Cosine similarity measures how similar two vectors are, regardless of magnitude. It’s used everywhere in NLP and recommendation systems.

import numpy as np

def cosine_similarity(a, b):
    """Calculate cosine similarity between two vectors"""
    dot_product = np.dot(a, b)
    norm_a = np.linalg.norm(a)
    norm_b = np.linalg.norm(b)
    return dot_product / (norm_a * norm_b)
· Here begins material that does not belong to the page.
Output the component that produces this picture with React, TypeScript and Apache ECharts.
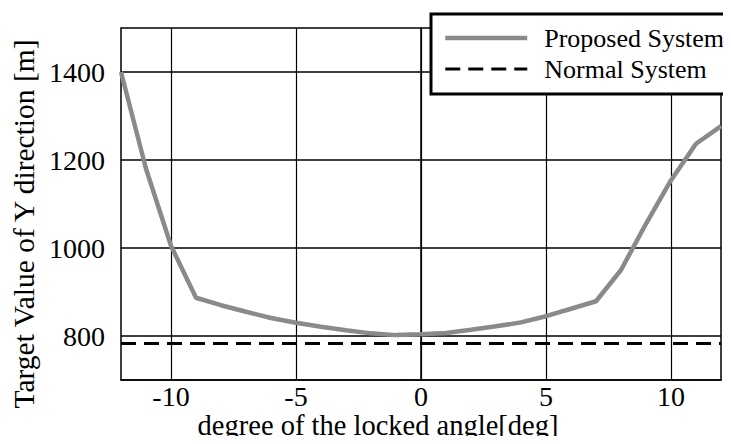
import React, { useEffect, useRef } from "react";
import * as echarts from "echarts";

const angles = [-12, -11, -10, -9, -8, -7, -6, -5, -4, -3, -2, -1, 0, 1, 2, 3, 4, 5, 6, 7, 8, 9, 10, 11, 12];
const proposed = [1400, 1180, 1005, 887, 870, 855, 841, 830, 821, 813, 806, 802, 804, 807, 814, 822, 831, 845, 862, 879, 950, 1055, 1154, 1237, 1277];
const normalAngles = [-12, 12];
const normal = [783, 783];
const xTicks = [-10, -5, 0, 5, 10];
const yTicks = [800, 1000, 1200, 1400];

const FONT = "Liberation Serif";
const T = "rgba(0,0,0,0)";

export default function App() {
  const ref = useRef<HTMLDivElement>(null);
  useEffect(() => {
    if (!ref.current) return;
    const chart = echarts.init(ref.current, undefined, { renderer: "svg" });
    chart.setOption({
      animation: false,
      backgroundColor: "#fff",
      textStyle: { fontFamily: FONT, color: "#000" },
      grid: {
        left: 121,
        right: 10,
        top: 28,
        bottom: 64,
        show: true,
        borderColor: "#000",
        borderWidth: 1.5,
        backgroundColor: "transparent",
      },
      xAxis: {
        type: "value",
        min: -12,
        max: 12,
        interval: 1,
        axisLine: { show: true, onZero: false, lineStyle: { color: "#000", width: 1.5 } },
        axisTick: { show: false },
        axisLabel: {
          show: true,
          margin: 4,
          color: "#000",
          fontFamily: FONT,
          fontSize: 28,
          lineHeight: 24,
          formatter: (v: number) => (xTicks.includes(Math.round(v)) ? String(Math.round(v)) : ""),
        },
        splitLine: {
          show: true,
          lineStyle: { color: [T, T, "#000", T, T], width: 1.2 },
        },
      },
      yAxis: {
        type: "value",
        min: 700,
        max: 1500,
        interval: 100,
        axisLine: { show: true, lineStyle: { color: "#000", width: 1.5 } },
        axisTick: { show: false },
        axisLabel: {
          show: true,
          margin: 16,
          color: "#000",
          fontFamily: FONT,
          fontSize: 28,
          lineHeight: 24,
          formatter: (v: number) => (yTicks.includes(Math.round(v)) ? String(Math.round(v)) : ""),
        },
        splitLine: {
          show: true,
          lineStyle: { color: [T, "#000"], width: 1.6 },
        },
      },
      legend: {
        orient: "vertical",
        left: 443,
        top: 25,
        padding: 0,
        itemGap: 5,
        itemWidth: 82,
        itemHeight: 14,
        z: 60,
        itemStyle: { opacity: 0 },
        textStyle: { fontFamily: FONT, fontSize: 26, color: "#000", padding: [0, 0, 0, 12] },
        data: [
          { name: "Proposed System", lineStyle: { width: 4.5, color: "#8a8a8a" } },
          { name: "Normal System", lineStyle: { width: 3, color: "#000", type: [15, 8] } },
        ],
      },
      graphic: [
        {
          type: "rect",
          z: 50,
          shape: { x: 431, y: 14, width: 340, height: 80 },
          style: { fill: "#fff", lineWidth: 0 },
        },
        {
          type: "polyline",
          z: 51,
          shape: { points: [[780, 14], [431, 14], [431, 94], [780, 94]] },
          style: { fill: null, stroke: "#000", lineWidth: 3 },
        },
        {
          type: "text",
          x: 24,
          y: 224,
          rotation: Math.PI / 2,
          style: {
            text: "Target Value of Y direction [m]",
            fontFamily: FONT,
            fontSize: 29.5,
            fill: "#000",
            align: "center",
            verticalAlign: "middle",
          },
        },
        {
          type: "text",
          x: 378,
          y: 425.5,
          style: {
            text: "degree of the locked angle[deg]",
            fontFamily: FONT,
            fontSize: 28.5,
            fill: "#000",
            align: "center",
            verticalAlign: "middle",
          },
        },
      ],
      series: [
        {
          name: "Proposed System",
          type: "line",
          data: angles.map((a, i) => [a, proposed[i]]),
          showSymbol: false,
          symbol: "none",
          lineStyle: { color: "#8a8a8a", width: 4.5 },
          itemStyle: { color: "#8a8a8a" },
          z: 5,
        },
        {
          name: "Normal System",
          type: "line",
          data: normalAngles.map((a, i) => [a, normal[i]]),
          showSymbol: false,
          symbol: "none",
          lineStyle: { color: "#000", width: 3, type: [15, 8] },
          itemStyle: { color: "#000" },
          z: 4,
        },
      ],
    });
    return () => chart.dispose();
  }, []);
  return <div ref={ref} style={{ width: 731, height: 444, margin: -8 }} />;
}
# Example: Document similarity
doc1 = np.array([1, 2, 3, 0, 0])  # Word frequencies
doc2 = np.array([1, 2, 3, 0, 0])  # Identical
doc3 = np.array([0, 0, 0, 1, 2])  # Completely different

print(f"doc1 vs doc2: {cosine_similarity(doc1, doc2):.4f}")  # 1.0
print(f"doc1 vs doc3: {cosine_similarity(doc1, doc3):.4f}")  # 0.0

Simple Neural Network Forward Pass

Every neural network layer is essentially a dot product plus a bias:

import numpy as np

def relu(x):
    return np.maximum(0, x)

def forward_pass(X, weights, biases):
    """Simple feedforward neural network"""
    activation = X
    for W, b in zip(weights, biases):
        z = activation @ W + b
        activation = relu(z)
    return activation

# Example: 2-layer network
np.random.seed(42)
X = np.random.rand(5, 10)  # 5 samples, 10 features

weights = [
    np.random.rand(10, 8),  # Layer 1: 10 -> 8
    np.random.rand(8, 3)    # Layer 2: 8 -> 3
]
biases = [np.zeros(8), np.zeros(3)]

output = forward_pass(X, weights, biases)
print(f"Output shape: {output.shape}")  # (5, 3)

Vector Projection

Project vector a onto vector b:

import numpy as np

def project(a, b):
    """Project vector a onto vector b"""
    scalar = np.dot(a, b) / np.dot(b, b)
    return scalar * b

a = np.array([3, 4])
b = np.array([1, 0])  # x-axis

projection = project(a, b)
print(f"Projection of {a} onto {b}: {projection}")  # [3. 0.]

The dot product is deceptively simple but powers some of the most important algorithms in computing. Master it in NumPy, and you’ve unlocked a fundamental building block for scientific computing, machine learning, and beyond.